Catholics have a whole theory of redemptive suffering – a theology of the Cross.  According to it, the sufferings of the good not only redeem them, but also redeem others, who are in Purgatory.

But there is another answer. 

Sometimes the suffering of one person is actually for the benefit of another.  Sometimes, the answer is, “because you never know who’s watching. Here are two stories that illustrate what I mean.

The first involves another saint.  When Edith Stein was still an atheist, she went to comfort a friend who had just lost her husband in World War I.  The husband and wife were both close friends of Stein's, and when she went to make her mourning call, she was shocked to find that it was the widow who comforted her instead.  That other woman’s faith was so strong and although grieving, she had an atmosphere of peace about her.  That night, Edith Stein, a guest in the widow’s home, read the Catechism and an autobiography of St.
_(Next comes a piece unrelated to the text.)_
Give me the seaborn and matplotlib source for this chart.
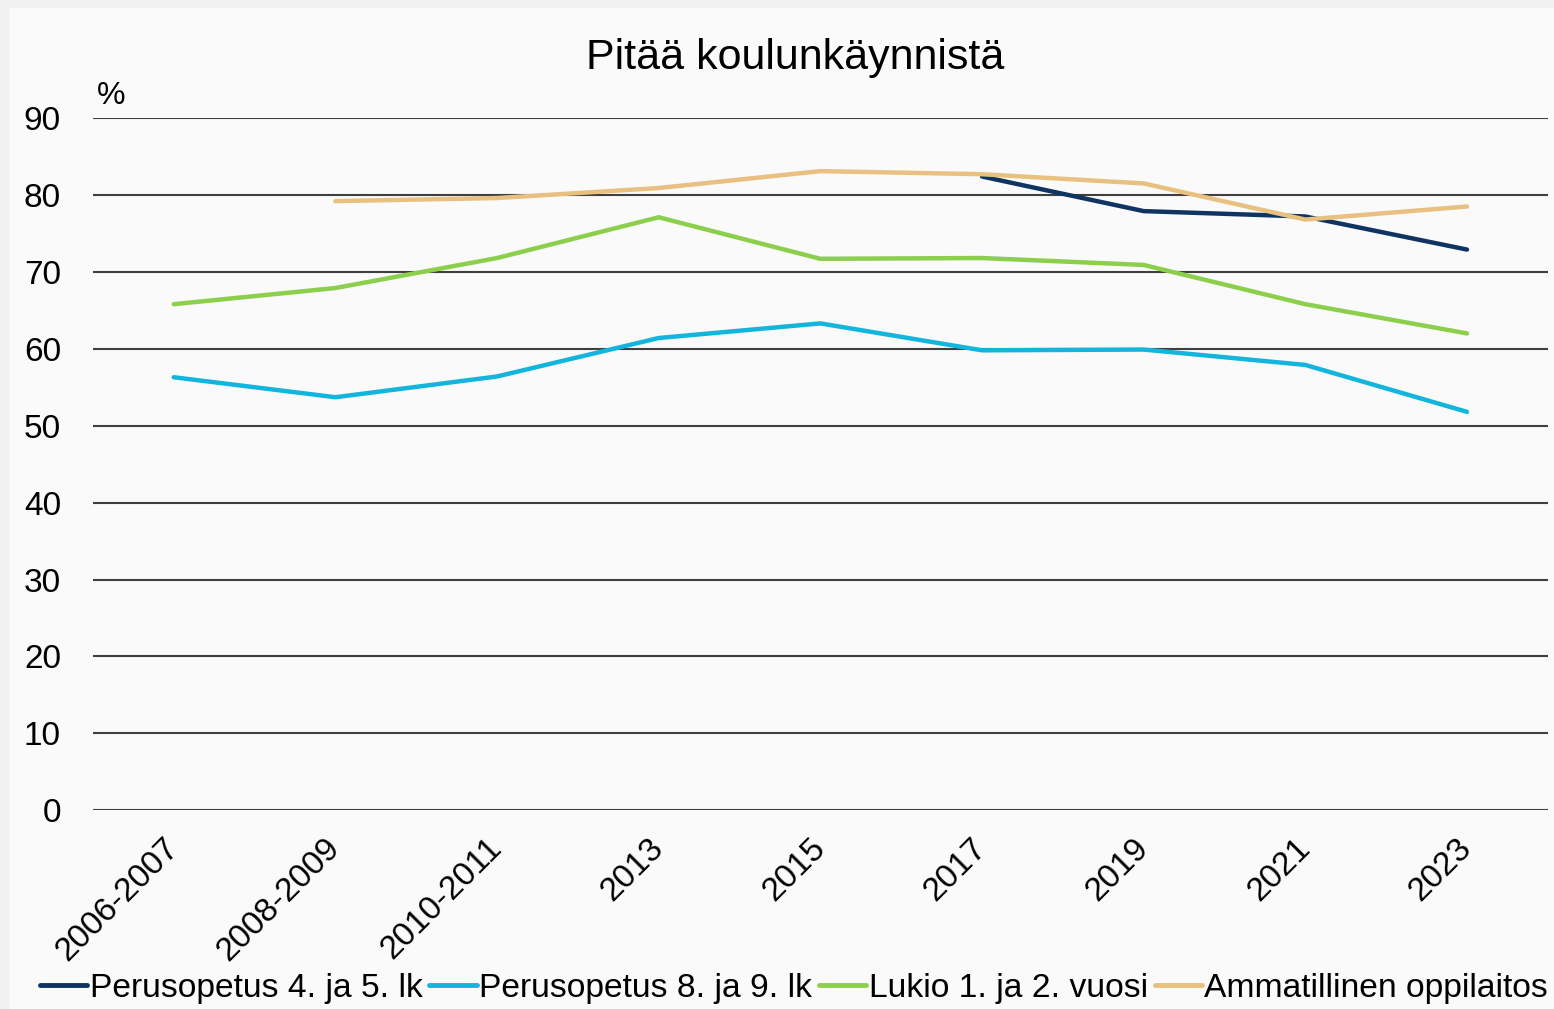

Theresa of Avila and declared, “This is truth!”

She went off, found a priest, studied Catholicism, converted, and wrote movingly about a theology of the Cross, which she herself tragically lived.  She was martyred at Auschwitz for both her Jewish heritage and her Christian faith.

The second example of how one’s suffering might actually influence somebody else is a bit more humble but just as powerful.

I had a good friend who was a practicing Christian who lost a friend who was a young man.  At the time, I was doing a lot of searching and when my friend, Debbie, told me about her loss, her eyes filled with tears.  But she also had a serenity and joy about her as she spoke movingly of her expectation that she would meet him again sometime.

Of course nobody can know or prove whether that’s true.  But the peace and comfort her faith gave her was deeply moving.  It influenced me greatly.  And it made me aware that just as we sometimes “entertain angels unknowingly” so too we sometimes influence people through our actions even if our influence on them remains unknown to us.

Debbie wasn’t trying to convert me.  She was just living out her faith.  But what a powerful influence her suffering and her faith had on another person.